== EXTRACTED INFORMATION ==

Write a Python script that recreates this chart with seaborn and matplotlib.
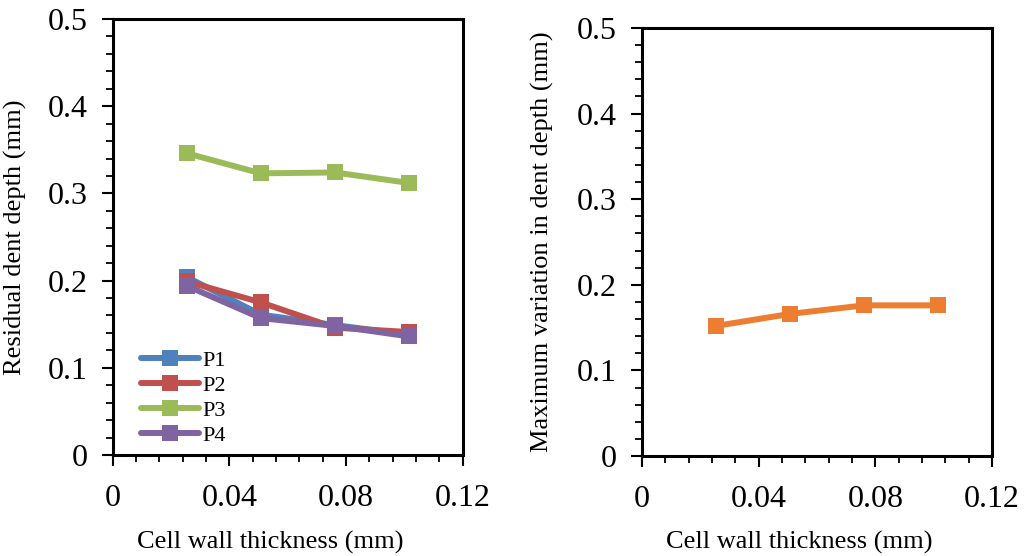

===
== EXTRACTED INFORMATION ==

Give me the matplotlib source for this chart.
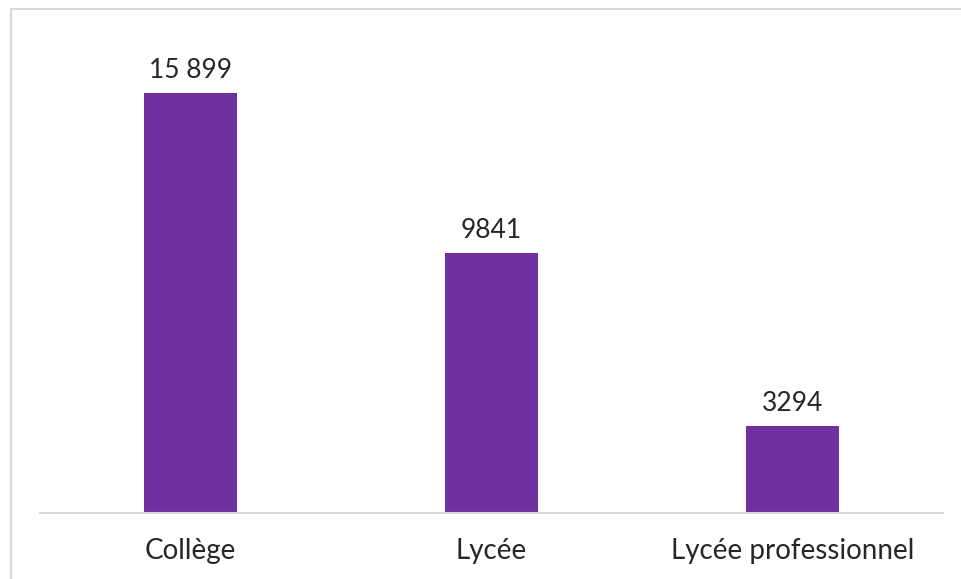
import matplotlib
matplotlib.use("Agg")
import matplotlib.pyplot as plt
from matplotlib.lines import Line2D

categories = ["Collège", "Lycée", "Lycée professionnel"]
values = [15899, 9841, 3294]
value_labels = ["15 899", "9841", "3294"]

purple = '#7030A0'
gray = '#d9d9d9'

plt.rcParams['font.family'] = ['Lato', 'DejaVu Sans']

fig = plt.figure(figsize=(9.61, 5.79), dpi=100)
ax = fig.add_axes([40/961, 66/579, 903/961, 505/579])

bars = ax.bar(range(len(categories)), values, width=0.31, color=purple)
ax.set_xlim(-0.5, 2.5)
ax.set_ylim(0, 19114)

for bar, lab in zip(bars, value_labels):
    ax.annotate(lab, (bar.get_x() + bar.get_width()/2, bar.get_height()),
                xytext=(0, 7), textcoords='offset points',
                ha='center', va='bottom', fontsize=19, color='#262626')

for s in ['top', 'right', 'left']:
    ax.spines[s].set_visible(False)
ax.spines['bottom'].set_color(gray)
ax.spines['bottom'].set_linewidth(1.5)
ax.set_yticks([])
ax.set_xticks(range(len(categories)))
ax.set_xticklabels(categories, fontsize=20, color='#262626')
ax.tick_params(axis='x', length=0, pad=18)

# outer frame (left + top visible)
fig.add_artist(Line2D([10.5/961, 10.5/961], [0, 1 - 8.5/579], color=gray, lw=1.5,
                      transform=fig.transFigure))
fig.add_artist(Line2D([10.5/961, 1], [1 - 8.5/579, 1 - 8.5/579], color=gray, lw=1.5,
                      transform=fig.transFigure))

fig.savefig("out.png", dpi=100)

===
== EXTRACTED INFORMATION ==

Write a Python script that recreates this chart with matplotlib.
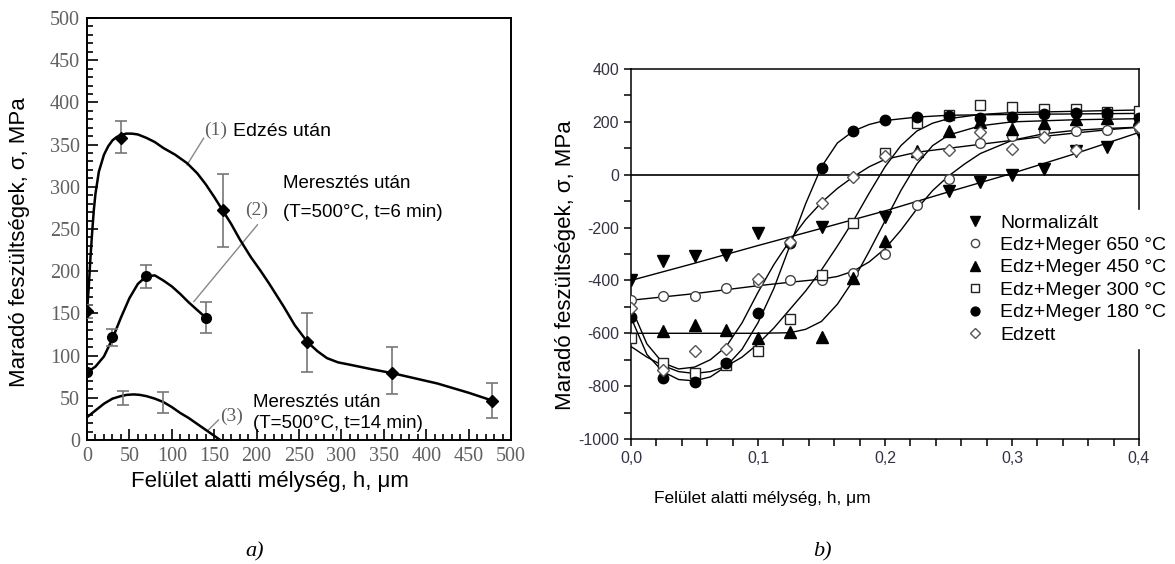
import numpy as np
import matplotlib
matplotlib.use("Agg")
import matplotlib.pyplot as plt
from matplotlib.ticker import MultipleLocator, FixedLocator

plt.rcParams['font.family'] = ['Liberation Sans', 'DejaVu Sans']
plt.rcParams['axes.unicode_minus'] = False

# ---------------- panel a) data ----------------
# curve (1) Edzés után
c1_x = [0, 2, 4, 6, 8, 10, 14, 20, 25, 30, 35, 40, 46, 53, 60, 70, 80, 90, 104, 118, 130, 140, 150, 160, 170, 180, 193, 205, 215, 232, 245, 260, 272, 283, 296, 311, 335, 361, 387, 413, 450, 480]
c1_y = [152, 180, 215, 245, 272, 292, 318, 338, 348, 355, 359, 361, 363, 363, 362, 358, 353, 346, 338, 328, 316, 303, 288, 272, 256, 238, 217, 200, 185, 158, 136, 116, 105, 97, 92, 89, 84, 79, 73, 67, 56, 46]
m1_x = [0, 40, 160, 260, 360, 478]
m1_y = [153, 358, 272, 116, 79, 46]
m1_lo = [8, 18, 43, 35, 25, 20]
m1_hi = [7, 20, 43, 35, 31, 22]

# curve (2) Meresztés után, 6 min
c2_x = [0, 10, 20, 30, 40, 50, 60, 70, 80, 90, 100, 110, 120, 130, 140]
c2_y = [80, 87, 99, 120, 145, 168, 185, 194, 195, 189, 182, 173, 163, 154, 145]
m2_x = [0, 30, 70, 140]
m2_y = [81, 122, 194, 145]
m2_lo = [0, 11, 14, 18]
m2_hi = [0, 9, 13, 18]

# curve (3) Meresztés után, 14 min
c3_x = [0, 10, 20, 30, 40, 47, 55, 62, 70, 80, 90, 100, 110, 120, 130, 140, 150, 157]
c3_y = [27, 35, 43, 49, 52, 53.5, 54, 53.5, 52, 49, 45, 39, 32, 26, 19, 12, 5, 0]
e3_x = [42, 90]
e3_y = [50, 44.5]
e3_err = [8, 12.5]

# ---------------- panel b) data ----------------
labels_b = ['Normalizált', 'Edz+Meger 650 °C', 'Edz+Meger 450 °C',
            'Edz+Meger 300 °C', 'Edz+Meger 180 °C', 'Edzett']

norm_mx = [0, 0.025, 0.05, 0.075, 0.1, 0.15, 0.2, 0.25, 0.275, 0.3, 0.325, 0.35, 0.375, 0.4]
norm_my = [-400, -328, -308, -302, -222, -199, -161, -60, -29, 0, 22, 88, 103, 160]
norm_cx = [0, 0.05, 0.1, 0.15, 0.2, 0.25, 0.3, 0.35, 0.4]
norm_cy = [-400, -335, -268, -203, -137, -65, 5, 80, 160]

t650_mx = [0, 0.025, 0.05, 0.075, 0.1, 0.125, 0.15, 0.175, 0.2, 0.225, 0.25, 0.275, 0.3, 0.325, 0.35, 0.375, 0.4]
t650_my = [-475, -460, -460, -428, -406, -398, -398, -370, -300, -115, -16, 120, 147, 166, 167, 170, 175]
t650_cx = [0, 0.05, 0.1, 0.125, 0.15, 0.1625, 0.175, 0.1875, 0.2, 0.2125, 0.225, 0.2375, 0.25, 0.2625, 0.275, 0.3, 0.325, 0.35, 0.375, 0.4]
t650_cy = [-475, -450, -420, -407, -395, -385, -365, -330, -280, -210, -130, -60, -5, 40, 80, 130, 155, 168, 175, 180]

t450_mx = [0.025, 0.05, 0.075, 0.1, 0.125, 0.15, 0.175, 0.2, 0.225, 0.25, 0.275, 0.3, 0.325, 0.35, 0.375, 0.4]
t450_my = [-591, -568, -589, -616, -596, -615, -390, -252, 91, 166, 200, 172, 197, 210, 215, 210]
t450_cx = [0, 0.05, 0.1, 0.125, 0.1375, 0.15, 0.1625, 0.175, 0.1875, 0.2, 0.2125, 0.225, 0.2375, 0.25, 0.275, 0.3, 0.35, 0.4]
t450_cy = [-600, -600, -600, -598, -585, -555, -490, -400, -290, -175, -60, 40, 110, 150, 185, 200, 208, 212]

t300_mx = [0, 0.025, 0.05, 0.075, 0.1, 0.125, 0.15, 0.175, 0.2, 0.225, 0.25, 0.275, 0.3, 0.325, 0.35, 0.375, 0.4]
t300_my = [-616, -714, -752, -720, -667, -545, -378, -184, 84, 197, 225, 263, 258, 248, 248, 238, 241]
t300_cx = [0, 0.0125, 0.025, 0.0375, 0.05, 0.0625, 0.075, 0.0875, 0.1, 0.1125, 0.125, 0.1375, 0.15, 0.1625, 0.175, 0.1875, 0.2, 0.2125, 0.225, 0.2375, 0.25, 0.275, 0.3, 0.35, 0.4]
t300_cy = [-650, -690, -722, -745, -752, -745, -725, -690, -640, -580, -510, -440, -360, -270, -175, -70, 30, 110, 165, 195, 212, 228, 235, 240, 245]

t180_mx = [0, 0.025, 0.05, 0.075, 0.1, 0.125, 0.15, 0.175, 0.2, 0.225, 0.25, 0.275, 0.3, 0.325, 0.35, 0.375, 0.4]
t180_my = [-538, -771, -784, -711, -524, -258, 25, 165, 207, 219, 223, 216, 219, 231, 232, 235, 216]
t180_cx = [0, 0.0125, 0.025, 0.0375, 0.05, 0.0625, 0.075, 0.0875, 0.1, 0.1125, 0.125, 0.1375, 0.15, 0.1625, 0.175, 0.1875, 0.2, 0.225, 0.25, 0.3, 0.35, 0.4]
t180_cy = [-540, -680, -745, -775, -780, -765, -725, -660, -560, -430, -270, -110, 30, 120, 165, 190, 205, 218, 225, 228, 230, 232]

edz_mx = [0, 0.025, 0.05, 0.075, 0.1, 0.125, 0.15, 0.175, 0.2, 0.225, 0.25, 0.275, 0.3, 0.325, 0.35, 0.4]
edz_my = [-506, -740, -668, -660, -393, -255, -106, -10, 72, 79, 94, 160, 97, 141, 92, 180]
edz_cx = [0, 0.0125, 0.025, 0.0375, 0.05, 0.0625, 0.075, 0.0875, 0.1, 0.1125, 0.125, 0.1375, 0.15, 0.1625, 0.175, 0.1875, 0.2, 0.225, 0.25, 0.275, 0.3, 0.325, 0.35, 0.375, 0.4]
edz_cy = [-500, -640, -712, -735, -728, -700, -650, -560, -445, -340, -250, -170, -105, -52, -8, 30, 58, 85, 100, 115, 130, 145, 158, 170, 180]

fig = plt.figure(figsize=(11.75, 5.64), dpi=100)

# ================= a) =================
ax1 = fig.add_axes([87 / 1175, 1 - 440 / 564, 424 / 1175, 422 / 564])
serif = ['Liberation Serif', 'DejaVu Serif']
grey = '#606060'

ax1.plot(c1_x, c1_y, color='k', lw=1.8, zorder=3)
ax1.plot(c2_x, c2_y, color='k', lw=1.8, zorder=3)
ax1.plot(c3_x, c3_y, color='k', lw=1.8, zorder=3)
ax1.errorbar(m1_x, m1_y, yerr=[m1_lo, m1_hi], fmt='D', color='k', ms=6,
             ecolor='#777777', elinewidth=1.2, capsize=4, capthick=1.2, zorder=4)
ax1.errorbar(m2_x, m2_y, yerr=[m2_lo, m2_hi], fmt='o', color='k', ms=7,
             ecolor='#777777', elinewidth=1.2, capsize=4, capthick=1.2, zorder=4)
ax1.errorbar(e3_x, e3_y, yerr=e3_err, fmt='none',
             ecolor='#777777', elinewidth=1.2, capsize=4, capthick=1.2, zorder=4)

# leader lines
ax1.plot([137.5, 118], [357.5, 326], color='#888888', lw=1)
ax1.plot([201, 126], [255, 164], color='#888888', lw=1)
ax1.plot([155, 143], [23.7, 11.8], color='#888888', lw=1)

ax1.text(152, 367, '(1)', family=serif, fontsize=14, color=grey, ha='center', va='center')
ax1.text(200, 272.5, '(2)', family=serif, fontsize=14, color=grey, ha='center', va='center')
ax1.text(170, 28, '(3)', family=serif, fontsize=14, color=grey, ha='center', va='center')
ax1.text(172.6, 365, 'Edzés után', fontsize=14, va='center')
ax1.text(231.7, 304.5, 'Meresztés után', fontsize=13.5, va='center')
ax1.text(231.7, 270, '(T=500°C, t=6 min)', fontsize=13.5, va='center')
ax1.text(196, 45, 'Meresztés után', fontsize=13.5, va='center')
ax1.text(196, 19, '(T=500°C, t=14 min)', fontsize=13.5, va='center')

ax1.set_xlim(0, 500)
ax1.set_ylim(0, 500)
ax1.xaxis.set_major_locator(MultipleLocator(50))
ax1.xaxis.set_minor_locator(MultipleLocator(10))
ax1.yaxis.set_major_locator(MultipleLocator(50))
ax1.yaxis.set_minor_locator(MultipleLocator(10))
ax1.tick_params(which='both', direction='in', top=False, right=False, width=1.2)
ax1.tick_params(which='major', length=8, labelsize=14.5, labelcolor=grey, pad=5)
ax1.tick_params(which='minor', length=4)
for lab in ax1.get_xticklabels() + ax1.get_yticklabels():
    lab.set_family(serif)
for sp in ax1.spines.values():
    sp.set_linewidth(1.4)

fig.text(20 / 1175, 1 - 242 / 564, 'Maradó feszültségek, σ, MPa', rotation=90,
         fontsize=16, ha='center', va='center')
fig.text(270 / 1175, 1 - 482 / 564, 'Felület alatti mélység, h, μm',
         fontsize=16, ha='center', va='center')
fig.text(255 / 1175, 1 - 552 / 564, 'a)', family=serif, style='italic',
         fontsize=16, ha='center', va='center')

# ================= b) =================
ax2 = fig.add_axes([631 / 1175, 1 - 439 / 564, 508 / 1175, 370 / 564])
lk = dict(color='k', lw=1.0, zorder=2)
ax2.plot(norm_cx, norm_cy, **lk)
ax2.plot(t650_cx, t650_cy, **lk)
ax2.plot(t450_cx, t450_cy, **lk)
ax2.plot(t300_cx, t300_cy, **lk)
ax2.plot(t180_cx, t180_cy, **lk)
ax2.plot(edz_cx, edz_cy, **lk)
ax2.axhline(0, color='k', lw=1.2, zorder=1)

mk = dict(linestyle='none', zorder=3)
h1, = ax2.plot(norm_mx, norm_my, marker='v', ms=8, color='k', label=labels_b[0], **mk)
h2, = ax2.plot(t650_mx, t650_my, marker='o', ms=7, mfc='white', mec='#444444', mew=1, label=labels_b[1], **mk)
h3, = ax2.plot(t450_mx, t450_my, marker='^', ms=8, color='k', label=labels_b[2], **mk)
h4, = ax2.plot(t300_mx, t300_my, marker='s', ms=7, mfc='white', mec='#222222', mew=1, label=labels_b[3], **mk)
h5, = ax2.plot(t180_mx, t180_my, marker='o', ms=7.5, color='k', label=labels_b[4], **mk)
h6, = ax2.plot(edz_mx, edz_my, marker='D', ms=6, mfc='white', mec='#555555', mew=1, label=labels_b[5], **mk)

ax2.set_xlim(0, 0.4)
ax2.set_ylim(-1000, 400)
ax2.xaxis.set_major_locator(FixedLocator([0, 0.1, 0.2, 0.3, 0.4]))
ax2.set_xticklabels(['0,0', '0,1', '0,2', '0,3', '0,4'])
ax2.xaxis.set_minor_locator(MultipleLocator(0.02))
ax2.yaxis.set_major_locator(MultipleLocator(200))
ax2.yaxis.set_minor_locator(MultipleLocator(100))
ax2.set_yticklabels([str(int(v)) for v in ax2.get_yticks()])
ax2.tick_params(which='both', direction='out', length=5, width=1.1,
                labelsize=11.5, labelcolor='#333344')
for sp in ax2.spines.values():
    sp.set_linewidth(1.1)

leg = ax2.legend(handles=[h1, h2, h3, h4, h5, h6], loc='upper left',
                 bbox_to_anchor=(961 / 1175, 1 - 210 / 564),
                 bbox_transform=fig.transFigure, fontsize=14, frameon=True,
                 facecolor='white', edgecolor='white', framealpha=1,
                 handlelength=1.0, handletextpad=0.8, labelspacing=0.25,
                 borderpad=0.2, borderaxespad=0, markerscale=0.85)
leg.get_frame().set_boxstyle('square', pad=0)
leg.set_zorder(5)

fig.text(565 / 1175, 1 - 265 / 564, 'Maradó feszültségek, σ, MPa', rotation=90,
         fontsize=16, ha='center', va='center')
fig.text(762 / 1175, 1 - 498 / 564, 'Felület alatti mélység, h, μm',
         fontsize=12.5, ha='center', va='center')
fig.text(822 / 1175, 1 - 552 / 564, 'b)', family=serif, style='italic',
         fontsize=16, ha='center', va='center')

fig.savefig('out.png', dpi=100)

===

REQUIREMENTS » Exactly as they stand, quote the lines beginning with the one that contains "Write a Python script that recreates this chart with matplotlib." and ending with the one that contains "plt.rcParams['axes.unicode_minus'] = False", with no pictures.

COMPLETE ANSWER »
Write a Python script that recreates this chart with matplotlib.
import numpy as np
import matplotlib
matplotlib.use("Agg")
import matplotlib.pyplot as plt
from matplotlib.ticker import MultipleLocator, FixedLocator

plt.rcParams['font.family'] = ['Liberation Sans', 'DejaVu Sans']
plt.rcParams['axes.unicode_minus'] = False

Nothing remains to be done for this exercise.